> **Task**:
Below is some material; set it all down exactly, apart from the pictures.

> **Supplied information**:
*-*-*

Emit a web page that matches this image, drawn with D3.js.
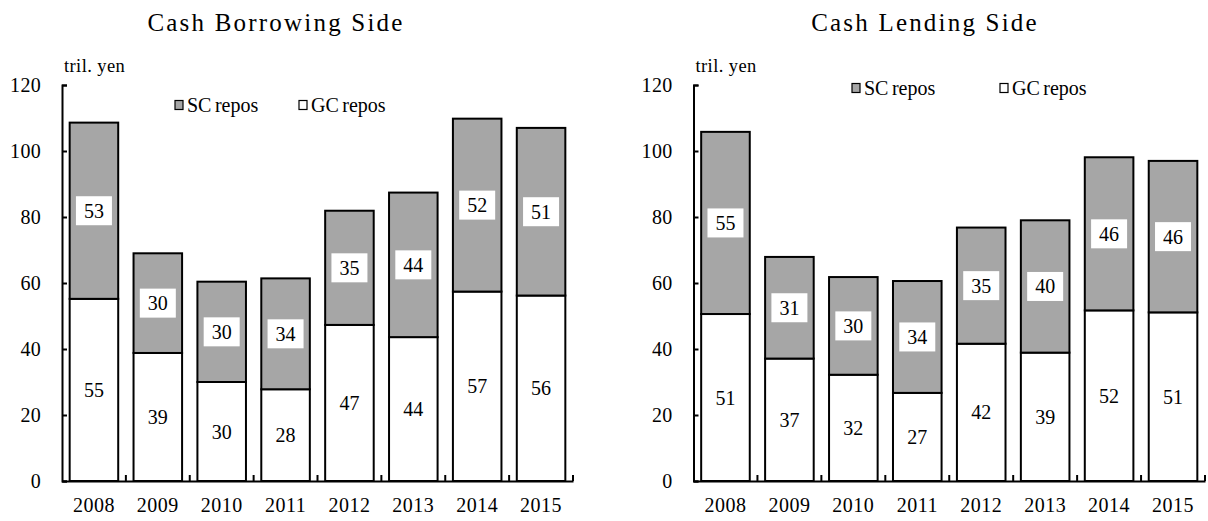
<!DOCTYPE html>
<html>
<head>
<meta charset="utf-8">
<script src="https://cdn.jsdelivr.net/npm/d3@7"></script>
<style>
  body { margin: 0; background: #fff; }
  svg text { font-family: "Liberation Serif", "DejaVu Serif", serif; fill: #000; }
</style>
</head>
<body>
<div id="chart"></div>
<script>
// años y valores (billones de yenes)
const years = ["2008", "2009", "2010", "2011", "2012", "2013", "2014", "2015"];
const borrowGC = [55.2, 38.8, 30.0, 27.8, 47.3, 43.6, 57.4, 56.2];
const borrowSC = [53.4, 30.2, 30.4, 33.6, 34.6, 43.8, 52.4, 50.8];
const lendGC = [50.6, 37.1, 32.2, 26.7, 41.6, 38.9, 51.7, 51.1];
const lendSC = [55.2, 30.8, 29.6, 33.9, 35.2, 40.1, 46.4, 45.9];
const yTicks = [0, 20, 40, 60, 80, 100, 120];
const seriesNames = ["SC repos", "GC repos"];
const titles = ["Cash Borrowing Side", "Cash Lending Side"];
const unitLabel = "tril. yen";

const W = 1208, H = 521;
const grayFill = "#a6a6a6";
const serif = '"Liberation Serif", "DejaVu Serif", serif';

const svg = d3.select("#chart")
    .append("svg")
    .attr("width", W)
    .attr("height", H)
    .attr("font-family", serif);

const yScale = d3.scaleLinear()
    .domain([0, 120])
    .range([481, 85]);

function drawPanel(gc, sc, title, conf) {
    const g = svg.append("g");

    const xScale = d3.scaleBand()
        .domain(years)
        .range([conf.x0, conf.x1])
        .paddingInner(0.24)
        .paddingOuter(0.12);

    const rows = years.map((y, i) => ({ year: y, gc: gc[i], sc: sc[i] }));

    // barras GC (abajo, blancas)
    g.append("g")
        .selectAll("rect")
        .data(rows)
        .enter()
        .append("rect")
        .attr("x", d => xScale(d.year))
        .attr("y", d => yScale(d.gc))
        .attr("width", xScale.bandwidth())
        .attr("height", d => yScale(0) - yScale(d.gc))
        .attr("fill", "#fff")
        .attr("stroke", "#000")
        .attr("stroke-width", 2);

    // barras SC (arriba, grises)
    g.append("g")
        .selectAll("rect")
        .data(rows)
        .enter()
        .append("rect")
        .attr("x", d => xScale(d.year))
        .attr("y", d => yScale(d.gc + d.sc))
        .attr("width", xScale.bandwidth())
        .attr("height", d => yScale(d.gc) - yScale(d.gc + d.sc))
        .attr("fill", grayFill)
        .attr("stroke", "#000")
        .attr("stroke-width", 2);

    // etiquetas SC con caja blanca
    const scLab = g.append("g")
        .selectAll("g")
        .data(rows)
        .enter()
        .append("g")
        .attr("transform", d => `translate(${xScale(d.year) + xScale.bandwidth() / 2},${yScale(d.gc + d.sc / 2)})`);

    scLab.append("rect")
        .attr("x", -18)
        .attr("y", -14.5)
        .attr("width", 36)
        .attr("height", 29)
        .attr("fill", "#fff");

    scLab.append("text")
        .attr("text-anchor", "middle")
        .attr("dy", "0.35em")
        .style("font-family", serif)
        .style("font-size", "20px")
        .text(d => Math.round(d.sc));

    // etiquetas GC
    g.append("g")
        .selectAll("text")
        .data(rows)
        .enter()
        .append("text")
        .attr("x", d => xScale(d.year) + xScale.bandwidth() / 2)
        .attr("y", d => yScale(d.gc / 2))
        .attr("text-anchor", "middle")
        .attr("dy", "0.35em")
        .style("font-family", serif)
        .style("font-size", "20px")
        .text(d => Math.round(d.gc));

    // eje Y
    const yAxis = g.append("g")
        .attr("transform", `translate(${conf.x0},0)`)
        .call(d3.axisLeft(yScale)
            .tickValues(yTicks)
            .tickSizeInner(-5)
            .tickSizeOuter(-5)
            .tickPadding(21));
    yAxis.attr("font-family", serif);
    yAxis.selectAll("path, line").attr("stroke", "#000").attr("stroke-width", 2);
    yAxis.selectAll("text")
        .style("font-family", serif)
        .style("font-size", "20px")
        .style("letter-spacing", "0.3px");

    // eje X
    const xAxis = g.append("g")
        .attr("transform", `translate(0,${yScale(0)})`)
        .call(d3.axisBottom(xScale).tickSize(0).tickPadding(17));
    xAxis.attr("font-family", serif);
    xAxis.select(".domain").attr("stroke", "#000").attr("stroke-width", 2);
    xAxis.selectAll("text")
        .style("font-family", serif)
        .style("font-size", "20px")
        .style("letter-spacing", "0.5px");

    // marcas entre categorías (hacia arriba)
    const step = xScale.step();
    g.append("g")
        .selectAll("line")
        .data(years)
        .enter()
        .append("line")
        .attr("x1", d => xScale(d) + xScale.bandwidth() + step * 0.12)
        .attr("x2", d => xScale(d) + xScale.bandwidth() + step * 0.12)
        .attr("y1", yScale(0))
        .attr("y2", yScale(0) - 6)
        .attr("stroke", "#000")
        .attr("stroke-width", 2);

    // título
    svg.append("text")
        .attr("x", conf.titleX)
        .attr("y", 31)
        .attr("text-anchor", "middle")
        .style("font-family", serif)
        .style("font-size", "25px")
        .style("letter-spacing", "2.2px")
        .text(title);

    // unidad
    svg.append("text")
        .attr("x", conf.x0 + 2)
        .attr("y", 72)
        .style("font-family", serif)
        .style("font-size", "18.5px")
        .style("letter-spacing", "0.4px")
        .text(unitLabel);

    // leyenda
    const leg = svg.append("g")
        .selectAll("g")
        .data(seriesNames)
        .enter()
        .append("g")
        .attr("transform", (d, i) => `translate(${conf.legX[i]},${conf.legY})`);

    leg.append("rect")
        .attr("x", 0)
        .attr("y", -4.5)
        .attr("width", 8)
        .attr("height", 9)
        .attr("fill", (d, i) => i === 0 ? grayFill : "#fff")
        .attr("stroke", "#000")
        .attr("stroke-width", 1.2);

    leg.append("text")
        .attr("x", 12)
        .attr("dy", "0.35em")
        .style("font-family", serif)
        .style("font-size", "20px")
        .style("word-spacing", "-1.5px")
        .text(d => d);
}

drawPanel(borrowGC, borrowSC, titles[0], {
    x0: 62, x1: 573, titleX: 276, legY: 105, legX: [175, 299]
});

drawPanel(lendGC, lendSC, titles[1], {
    x0: 693.5, x1: 1205, titleX: 925, legY: 88, legX: [852, 1000]
});
</script>
</body>
</html>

*-*-*

> **Output below**:
Emit a web page that matches this image, drawn with D3.js.
<!DOCTYPE html>
<html>
<head>
<meta charset="utf-8">
<script src="https://cdn.jsdelivr.net/npm/d3@7"></script>
<style>
  body { margin: 0; background: #fff; }
  svg text { font-family: "Liberation Serif", "DejaVu Serif", serif; fill: #000; }
</style>
</head>
<body>
<div id="chart"></div>
<script>
// años y valores (billones de yenes)
const years = ["2008", "2009", "2010", "2011", "2012", "2013", "2014", "2015"];
const borrowGC = [55.2, 38.8, 30.0, 27.8, 47.3, 43.6, 57.4, 56.2];
const borrowSC = [53.4, 30.2, 30.4, 33.6, 34.6, 43.8, 52.4, 50.8];
const lendGC = [50.6, 37.1, 32.2, 26.7, 41.6, 38.9, 51.7, 51.1];
const lendSC = [55.2, 30.8, 29.6, 33.9, 35.2, 40.1, 46.4, 45.9];
const yTicks = [0, 20, 40, 60, 80, 100, 120];
const seriesNames = ["SC repos", "GC repos"];
const titles = ["Cash Borrowing Side", "Cash Lending Side"];
const unitLabel = "tril. yen";

const W = 1208, H = 521;
const grayFill = "#a6a6a6";
const serif = '"Liberation Serif", "DejaVu Serif", serif';

const svg = d3.select("#chart")
    .append("svg")
    .attr("width", W)
    .attr("height", H)
    .attr("font-family", serif);

const yScale = d3.scaleLinear()
    .domain([0, 120])
    .range([481, 85]);

function drawPanel(gc, sc, title, conf) {
    const g = svg.append("g");

    const xScale = d3.scaleBand()
        .domain(years)
        .range([conf.x0, conf.x1])
        .paddingInner(0.24)
        .paddingOuter(0.12);

    const rows = years.map((y, i) => ({ year: y, gc: gc[i], sc: sc[i] }));

    // barras GC (abajo, blancas)
    g.append("g")
        .selectAll("rect")
        .data(rows)
        .enter()
        .append("rect")
        .attr("x", d => xScale(d.year))
        .attr("y", d => yScale(d.gc))
        .attr("width", xScale.bandwidth())
        .attr("height", d => yScale(0) - yScale(d.gc))
        .attr("fill", "#fff")
        .attr("stroke", "#000")
        .attr("stroke-width", 2);

    // barras SC (arriba, grises)
    g.append("g")
        .selectAll("rect")
        .data(rows)
        .enter()
        .append("rect")
        .attr("x", d => xScale(d.year))
        .attr("y", d => yScale(d.gc + d.sc))
        .attr("width", xScale.bandwidth())
        .attr("height", d => yScale(d.gc) - yScale(d.gc + d.sc))
        .attr("fill", grayFill)
        .attr("stroke", "#000")
        .attr("stroke-width", 2);

    // etiquetas SC con caja blanca
    const scLab = g.append("g")
        .selectAll("g")
        .data(rows)
        .enter()
        .append("g")
        .attr("transform", d => `translate(${xScale(d.year) + xScale.bandwidth() / 2},${yScale(d.gc + d.sc / 2)})`);

    scLab.append("rect")
        .attr("x", -18)
        .attr("y", -14.5)
        .attr("width", 36)
        .attr("height", 29)
        .attr("fill", "#fff");

    scLab.append("text")
        .attr("text-anchor", "middle")
        .attr("dy", "0.35em")
        .style("font-family", serif)
        .style("font-size", "20px")
        .text(d => Math.round(d.sc));

    // etiquetas GC
    g.append("g")
        .selectAll("text")
        .data(rows)
        .enter()
        .append("text")
        .attr("x", d => xScale(d.year) + xScale.bandwidth() / 2)
        .attr("y", d => yScale(d.gc / 2))
        .attr("text-anchor", "middle")
        .attr("dy", "0.35em")
        .style("font-family", serif)
        .style("font-size", "20px")
        .text(d => Math.round(d.gc));

    // eje Y
    const yAxis = g.append("g")
        .attr("transform", `translate(${conf.x0},0)`)
        .call(d3.axisLeft(yScale)
            .tickValues(yTicks)
            .tickSizeInner(-5)
            .tickSizeOuter(-5)
            .tickPadding(21));
    yAxis.attr("font-family", serif);
    yAxis.selectAll("path, line").attr("stroke", "#000").attr("stroke-width", 2);
    yAxis.selectAll("text")
        .style("font-family", serif)
        .style("font-size", "20px")
        .style("letter-spacing", "0.3px");

    // eje X
    const xAxis = g.append("g")
        .attr("transform", `translate(0,${yScale(0)})`)
        .call(d3.axisBottom(xScale).tickSize(0).tickPadding(17));
    xAxis.attr("font-family", serif);
    xAxis.select(".domain").attr("stroke", "#000").attr("stroke-width", 2);
    xAxis.selectAll("text")
        .style("font-family", serif)
        .style("font-size", "20px")
        .style("letter-spacing", "0.5px");

    // marcas entre categorías (hacia arriba)
    const step = xScale.step();
    g.append("g")
        .selectAll("line")
        .data(years)
        .enter()
        .append("line")
        .attr("x1", d => xScale(d) + xScale.bandwidth() + step * 0.12)
        .attr("x2", d => xScale(d) + xScale.bandwidth() + step * 0.12)
        .attr("y1", yScale(0))
        .attr("y2", yScale(0) - 6)
        .attr("stroke", "#000")
        .attr("stroke-width", 2);

    // título
    svg.append("text")
        .attr("x", conf.titleX)
        .attr("y", 31)
        .attr("text-anchor", "middle")
        .style("font-family", serif)
        .style("font-size", "25px")
        .style("letter-spacing", "2.2px")
        .text(title);

    // unidad
    svg.append("text")
        .attr("x", conf.x0 + 2)
        .attr("y", 72)
        .style("font-family", serif)
        .style("font-size", "18.5px")
        .style("letter-spacing", "0.4px")
        .text(unitLabel);

    // leyenda
    const leg = svg.append("g")
        .selectAll("g")
        .data(seriesNames)
        .enter()
        .append("g")
        .attr("transform", (d, i) => `translate(${conf.legX[i]},${conf.legY})`);

    leg.append("rect")
        .attr("x", 0)
        .attr("y", -4.5)
        .attr("width", 8)
        .attr("height", 9)
        .attr("fill", (d, i) => i === 0 ? grayFill : "#fff")
        .attr("stroke", "#000")
        .attr("stroke-width", 1.2);

    leg.append("text")
        .attr("x", 12)
        .attr("dy", "0.35em")
        .style("font-family", serif)
        .style("font-size", "20px")
        .style("word-spacing", "-1.5px")
        .text(d => d);
}

drawPanel(borrowGC, borrowSC, titles[0], {
    x0: 62, x1: 573, titleX: 276, legY: 105, legX: [175, 299]
});

drawPanel(lendGC, lendSC, titles[1], {
    x0: 693.5, x1: 1205, titleX: 925, legY: 88, legX: [852, 1000]
});
</script>
</body>
</html>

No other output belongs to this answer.